■ Aim ■
Extract the lines of the material below, beginning with the first and ending with the line that holds "from matplotlib.transforms import". Skip every picture.

■ Provided data ■
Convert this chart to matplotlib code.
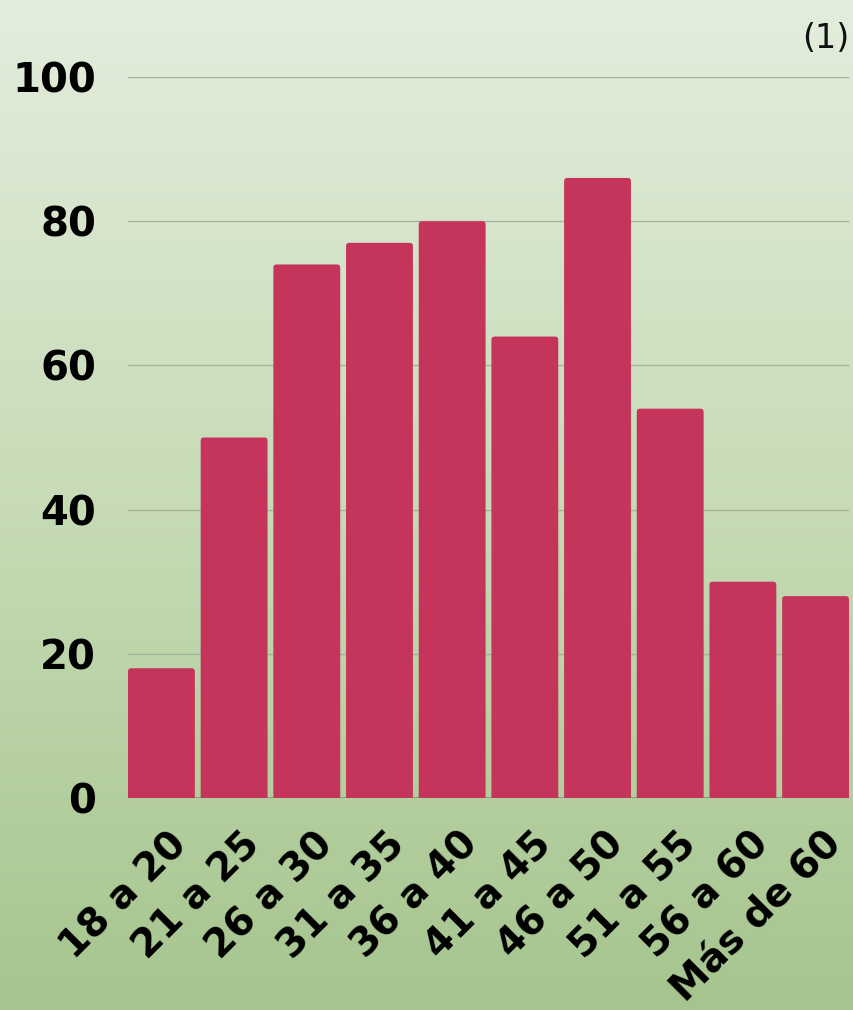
import numpy as np
import matplotlib
matplotlib.use("Agg")
import matplotlib.pyplot as plt
from matplotlib.colors import LinearSegmentedColormap
from matplotlib.patches import FancyBboxPatch
from matplotlib.transforms import ScaledTranslation

categories = ["18 a 20", "21 a 25", "26 a 30", "31 a 35", "36 a 40",
              "41 a 45", "46 a 50", "51 a 55", "56 a 60", "Más de 60"]
values = [18, 50, 74, 77, 80, 64, 86, 54, 30, 28]
yticks = [0, 20, 40, 60, 80, 100]

W, H = 854, 1010
fig = plt.figure(figsize=(W / 100, H / 100), dpi=100)

# gradient background
bg = fig.add_axes([0, 0, 1, 1], zorder=0)
cmap = LinearSegmentedColormap.from_list("g", ["#e3eddd", "#c6dbb6", "#a6c58e"])
grad = np.linspace(0, 1, 256).reshape(-1, 1)
bg.imshow(grad, aspect="auto", cmap=cmap, extent=[0, 1, 0, 1], origin="upper")
bg.axis("off")

ax = fig.add_axes([128 / W, (H - 798) / H, (849 - 128) / W, (798 - 77) / H], zorder=1)
ax.patch.set_alpha(0)
x = np.arange(len(categories))
ax.set_xlim(-0.46, len(categories) - 0.54)
ax.set_ylim(0, 100)

bw = 0.92
# pixel scales for rounding
px_x = (849 - 128) / (len(categories) - 0.08)
px_y = (798 - 77) / 100
for xi, v in zip(x, values):
    p = FancyBboxPatch((xi - bw / 2, -2), bw, v + 2,
                       boxstyle="round,pad=0,rounding_size=0.045",
                       mutation_aspect=px_x / px_y,
                       facecolor="#c5345a", edgecolor="none", zorder=3)
    ax.add_patch(p)

ax.set_yticks(yticks)
ax.yaxis.grid(True, color="#a3b498", linewidth=1, zorder=0)
ax.axhline(0, color="#7f9c74", linewidth=2, zorder=2)
for s in ax.spines.values():
    s.set_visible(False)
ax.tick_params(axis="both", length=0)
ax.tick_params(axis="y", pad=23)
ax.set_yticklabels([str(v) for v in yticks], fontsize=29, fontweight="bold",
                   family="DejaVu Sans")
ax.set_xticks(x)
ax.set_xticklabels(categories, rotation=45, ha="right", va="center",
                   rotation_mode="anchor", fontsize=28, fontweight="bold",
                   family="DejaVu Sans")
ax.tick_params(axis="x", pad=29)
off = ScaledTranslation(20 / 100, 0, fig.dpi_scale_trans)
for lab in ax.get_xticklabels():
    lab.set_transform(lab.get_transform() + off)

fig.text(849 / W, 1 - 38 / H, "(1)", ha="right", va="center", fontsize=24,
         family="DejaVu Sans", color="#111111")

fig.savefig("out.png", dpi=100)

■ Full answer ■
Convert this chart to matplotlib code.
import numpy as np
import matplotlib
matplotlib.use("Agg")
import matplotlib.pyplot as plt
from matplotlib.colors import LinearSegmentedColormap
from matplotlib.patches import FancyBboxPatch
from matplotlib.transforms import ScaledTranslation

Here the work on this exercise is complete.